M y (Morgan) first major in college was Business Administration. It was my first, but definitely not my last. Soon after, I changed my major to Exercise Science before switching again to Early Childhood Education. I went through college with zero emphasis on computers or software, dabbling in some of the furthest careers from technology. Who was I to think a transition into technology would be possible?

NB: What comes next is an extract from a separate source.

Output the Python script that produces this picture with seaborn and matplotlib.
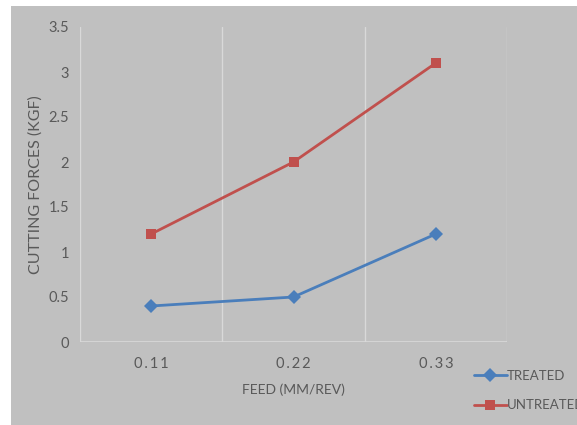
import pandas as pd
import matplotlib.pyplot as plt
import seaborn as sns
from matplotlib.patches import Rectangle

feed = ['0.11', '0.22', '0.33']
treated = [0.4, 0.5, 1.2]
untreated = [1.2, 2.0, 3.1]

df = pd.DataFrame({
    'feed': feed * 2,
    'force': treated + untreated,
    'series': ['TREATED'] * 3 + ['UNTREATED'] * 3,
})

sns.set_style('white')
plt.rcParams['font.family'] = ['Lato', 'DejaVu Sans']

fig = plt.figure(figsize=(5.77, 4.25), dpi=100)
fig.patch.set_facecolor('white')
# grey chart area with white strip on top/left
fig.patches.append(Rectangle((11 / 577, 0), 1, 1 - 6 / 425, transform=fig.transFigure,
                             facecolor='#c0c0c0', edgecolor='none', zorder=-10))

ax = fig.add_axes([80 / 577, 83 / 425, 427 / 577, 315 / 425])
ax.set_facecolor('#c0c0c0')

pos = {f: i for i, f in enumerate(feed)}
df['x'] = df['feed'].map(pos)

sns.lineplot(data=df, x='x', y='force', hue='series', style='series',
             palette={'TREATED': '#4a7ebb', 'UNTREATED': '#c0504d'},
             markers={'TREATED': 'D', 'UNTREATED': 's'}, dashes=False,
             markersize=7.5, linewidth=2, markeredgewidth=0, ax=ax)

ax.set_xlim(-0.5, 2.5)
ax.set_ylim(0, 3.5)
ax.set_yticks([0, 0.5, 1, 1.5, 2, 2.5, 3, 3.5])
ax.set_yticklabels(['0', '0.5', '1', '1.5', '2', '2.5', '3', '3.5'])
ax.set_xticks(range(len(feed)))
ax.set_xticklabels(['\u2009'.join(f) for f in feed])
for x in [-0.5, 0.5, 1.5, 2.5]:
    ax.axvline(x, color='#d9d9d9', linewidth=1, zorder=0)
ax.axhline(0, color='#d9d9d9', linewidth=1.2, zorder=0)
for s in ax.spines.values():
    s.set_visible(False)
ax.tick_params(axis='both', length=0, colors='#595959', labelsize=10.5)
ax.tick_params(axis='y', pad=8)
ax.tick_params(axis='x', pad=11)

ax.set_xlabel('FEED (MM/REV)', color='#595959', fontsize=10, labelpad=9)
ax.set_ylabel('CUTTING FORCES (KGF)', color='#595959', fontsize=11.5, labelpad=4)

handles, labels = ax.get_legend_handles_labels()
ax.legend(handles, labels, loc='upper left', bbox_to_anchor=(467 / 577, 62 / 425),
          bbox_transform=fig.transFigure, frameon=False, fontsize=9.5,
          labelcolor='#595959', handlelength=2.5, handletextpad=0.05,
          labelspacing=1.35, borderpad=0)

fig.savefig('out.png', dpi=100, facecolor=fig.get_facecolor())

In 2011, around the time I left college, I started writing code. I felt behind immediately. The Dotcom Bubble had come and gone. Tech giants like Microsoft, Apple, Facebook, and Amazon were already established leaders in the market. The founders, engineers, and product teams in those companies, and countless like them, had decades of experience. I had none. The more curious I became about tech, the more daunting and unclear a career seemed. People were producing incredible, sophisticated work while I was barely making sense of the fundamentals. They were masters — I wouldn’t even have considered myself an amateur.
If technology was a gold rush, everyone else was settled out West with mountains of gold while I was blindly wandering east. It felt like there were thousands of untamed miles of countryside between me and a meaningful career in technology. The phrase “I am so far behind,” occupied my thoughts and fueled many fears with no sign of letting up.
It was then that I began considering exactly how far behind I might be. I started approximating. In Malcolm Gladwell’s book Outliers, he mentions 10,000 hours are needed to develop expertise. Plenty of writings have since challenged this belief, but I latched onto the simplicity of the idea: 10,000 hours of focus and deliberate practice lead to expertise. Without much thought, I sketched out some math. It would take three hours a day for almost ten years to reach 10,000 hours. Using a similar calculation, I could cut the time in half with six hours per day. With twelve hours daily, I’d knock it out in a few years. While daunting, the path to mastery started to seem more attainable.
My formula lacked nuance, for sure, but it also provided a helpful baseline from which to start. Even without a full-time job in technology, there was a path to expertise. Some paths were faster than others, but it was possible. If I could somehow align paid work hours toward the goal, success was inevitable.